Statistically, it was not an impressive game for Collier. She took six shots, made two, scored seven points. It was only the fourth time this season she failed to score in double figures, and it was her season low in points and shots taken thanks to a Phoenix team determined not to let her beat them.

"If you watch the film, [Phoenix forward] Brianna Turner was on Collier," Lynx coach Cheryl Reeve said, referencing one of the better post defenders in the league. "If she wasn't on Collier, she was doubling down. They were all in on Napheesa Collier not beating them. That's playoff basketball."

But Collier, as always, did other things. She led the team with six assists and nine rebounds. She had the team's only block. Phoenix doubling on her freed Damiris Dantas to score 22 points.

And Reeve was OK with all that. "She had to make her own breaks on the glass to make shots," Reeve said. "Phee won't sit there and force up shots. We need her to trust her teammates. That's what she did against Phoenix."

It's Collier's time

Collier understands all of this. But if the Lynx have a chance at upsetting the Storm, Collier will have to do more than she did in two losses to Seattle this year, when she scored 21 points in two games on 8-for-21 shooting, making just one of five three-pointers.

It won't be easy. Collier has been the focal point of other team's defensive schemes pretty much from the start, especially after center Sylvia Fowles was lost with a calf injury. In the process she crafted a second WNBA season that is extraordinary, if not necessarily gaudy.

After winning WNBA rookie of the year honors in 2019, Collier in her second season averaged 16.1 points, 9.0 rebounds, 3.3 assists, 1.8 steals and 1.3 blocks. She shot 52.3% overall, 40.8% on threes. She finished 12th in the league in scoring, 19th in assists, ninth in shooting percentage, third in steals, third in rebounds, sixth in blocks and first in minutes played.

She is a team player, and she knows not to force things. But simply taking what the defense gives her won't be enough if the Lynx are going to compete with the Storm.

"That's the beauty about the playoffs," said Collier, about to enter her first playoff series after playing single-elimination games last year and Thursday. "Everyone has to go to a new level. I'll have to step it up and play better than I have all season."

The Lynx wouldn't be where they are without Dantas taking a step up, without Dangerfield coming out of the second round of the draft to win rookie of the year, without an unselfish roster that produced six players who scored at least 25 points a game in a season in which the Lynx rallied from 10 or more down to win seven times.

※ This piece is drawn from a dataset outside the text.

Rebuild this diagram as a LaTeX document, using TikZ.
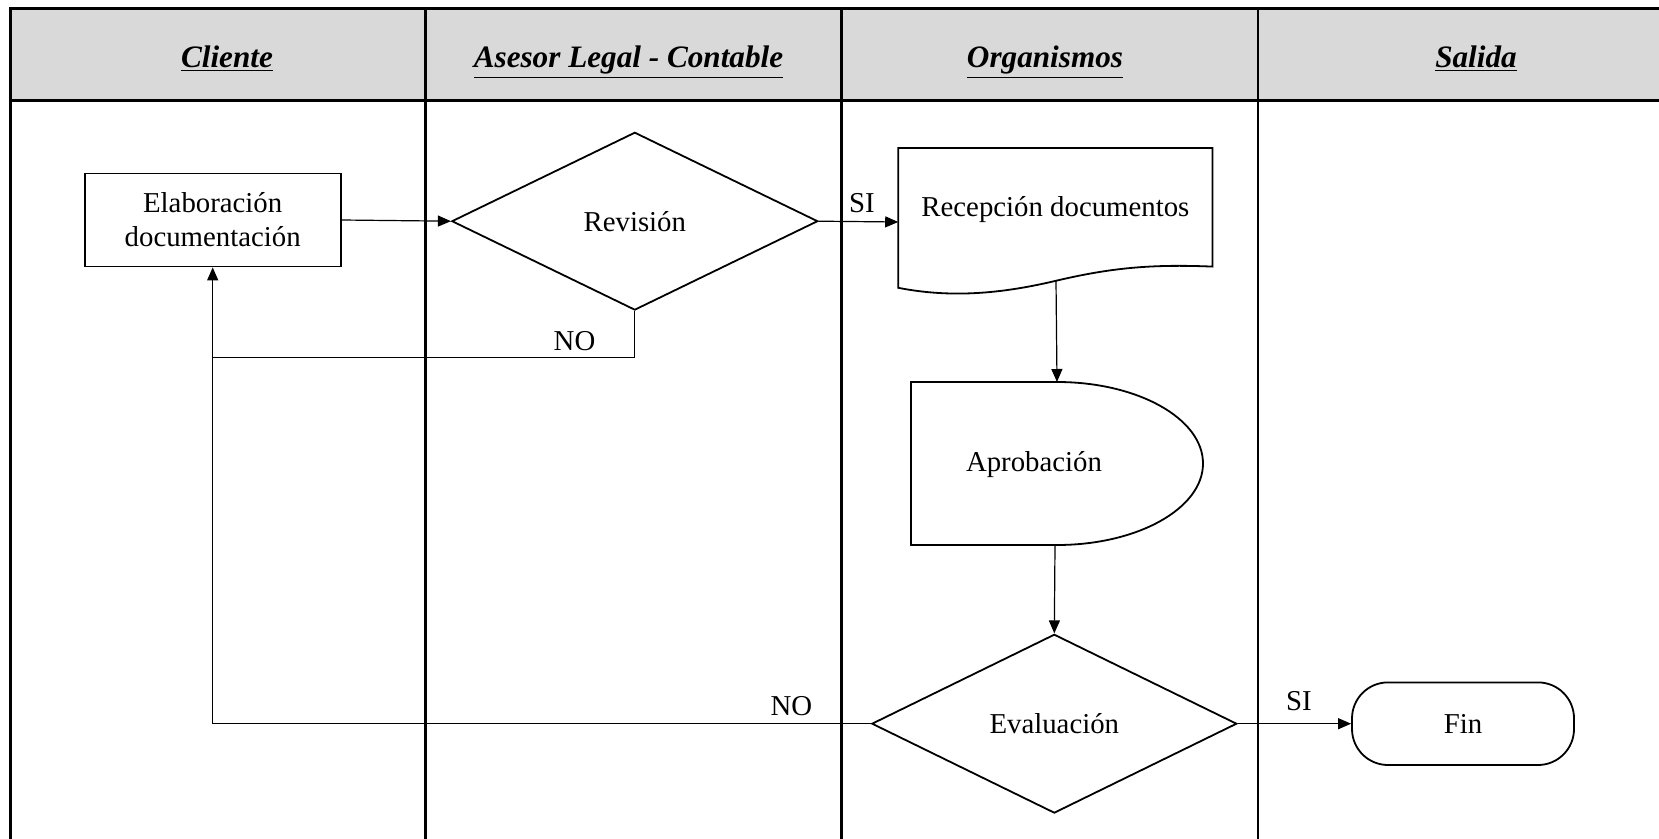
\documentclass[tikz,border=0pt]{standalone}
\usepackage{fontspec}
\setmainfont{Liberation Serif}
\usetikzlibrary{shapes.geometric,arrows.meta}
\definecolor{hdr}{HTML}{D9D9D9}
\begin{document}
\begin{tikzpicture}[x=0.5pt,y=-0.5pt,
  lane/.style={line width=1.4pt},
  shp/.style={draw, line width=0.9pt, fill=white},
  box/.style={shp, font=\fontsize{14.4}{17}\selectfont, align=center},
  dec/.style={box, diamond, aspect=2, inner sep=0pt},
  conn/.style={line width=0.6pt},
  arr/.style={conn, -{Triangle[length=6.5pt,width=5.5pt]}},
  lbl/.style={font=\fontsize{14.4}{17}\selectfont, inner sep=0pt},
  hd/.style={font=\fontsize{15.6}{19}\selectfont\bfseries\itshape, anchor=base, inner sep=0pt}]
\useasboundingbox (0,0) rectangle (1659,839);
\fill[hdr] (10.6,8.5) rectangle (1659,100.5);
\draw[lane] (10.6,839) -- (10.6,8.5) -- (1659,8.5);
\draw[lane] (10.6,100.5) -- (1659,100.5);
\foreach \x in {425.3,841.1,1258} \draw[lane] (\x,8.5) -- (\x,839);
% headers
\node[hd] (h1) at (227,67.5) {\underline{Cliente}};
\node[hd] (h2) at (628.5,67.5) {\underline{Asesor Legal - Contable}};
\node[hd] (h3) at (1045,67.5) {\underline{Organismos}};
\node[hd] (h4) at (1476,67.5) {\underline{Salida}};
% nodes
\node[box, minimum width=128pt, minimum height=46.5pt] (elab) at (212.7,220) {Elaboración\\documentación};
\node[dec, minimum width=183pt, minimum height=88.9pt] (rev) at (634.8,221.2) {Revisión};
\draw[shp] (898.2,148.1) -- (1212.5,148.1) -- (1212.5,266.6)
  .. controls (1150,264) and (1110,268) .. (1055,281)
  .. controls (1000,294) and (950,298) .. (898.2,287.8) -- cycle;
\node[lbl] (rec) at (1055.4,209.5) {Recepción documentos};
\coordinate (recw) at (898.2,222);
\coordinate (recs) at (1056,281);
\draw[shp] (911,382) -- (1057,382) .. controls (1137.6,382) and (1203,418.5) .. (1203,463.5)
  .. controls (1203,508.5) and (1137.6,545) .. (1057,545) -- (911,545) -- cycle;
\node[lbl] (apr) at (1034,465) {Aprobación};
\coordinate (aprn) at (1057,382);
\coordinate (aprs) at (1055,545);
\node[dec, minimum width=182.5pt, minimum height=89.4pt] (eva) at (1054.3,723.7) {Evaluación};
\node[box, rounded corners=18pt, minimum width=111pt, minimum height=41.3pt] (fin) at (1463,723.7) {Fin};
% connectors
\coordinate (j1) at (634.8,357.6);
\coordinate (j2) at (212.7,357.6);
\coordinate (j3) at (212.7,723.7);
\draw[arr] (elab.east) -- (rev.west);
\draw[arr] (rev.east) -- (recw);
\draw[arr] (rev.south) -- (j1) -- (j2) -- (elab.south);
\draw[conn] (eva.west) -- (j3) -- (j2);
\draw[arr] (recs) -- (aprn);
\draw[arr] (aprs) -- (eva.north);
\draw[arr] (eva.east) -- (fin.west);
% labels
\node[lbl] (l1) at (862,203) {SI};
\node[lbl] (l2) at (574.5,340.7) {NO};
\node[lbl] (l3) at (791.4,705.7) {NO};
\node[lbl] (l4) at (1299,701.5) {SI};
\end{tikzpicture}
\end{document}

But they won't advance without Collier asserting herself.

"Defenses aren't going to give you a lot," she said. "I think being aggressive is going to be important."

Balancing act

That doesn't mean forcing things. The Storm has an athletic, deep roster that specializes in making it difficult for opponents to move the ball from side to side. Collier knows that, having committed six turnovers in the Lynx's first loss to Seattle early in the season. She can't force her way into double coverage or force passes.

But what she can do is take perimeter shots when they're open, something she still sometimes fails to do.

"It's not what I'm obviously most comfortable with," Collier said. "But I know that If I'm going to help the team, to space the floor and do what we want to get done on offense, I'll have to shoot it when I'm open. Not be hesitant. And that's the mind-set I'm coming in with."

If Collier can do that, it would open lanes to the basket.

She appears ready. After Minnesota's second loss to the Storm this season Collier talked about her frustration with the fact Seattle hadn't seen the Lynx's best game yet. Saturday she talked about that again. She's happy for another chance.

"The way we played as a team isn't what we showed during the year and isn't our best," she said. "I'm excited to go out and play the game we know how to play."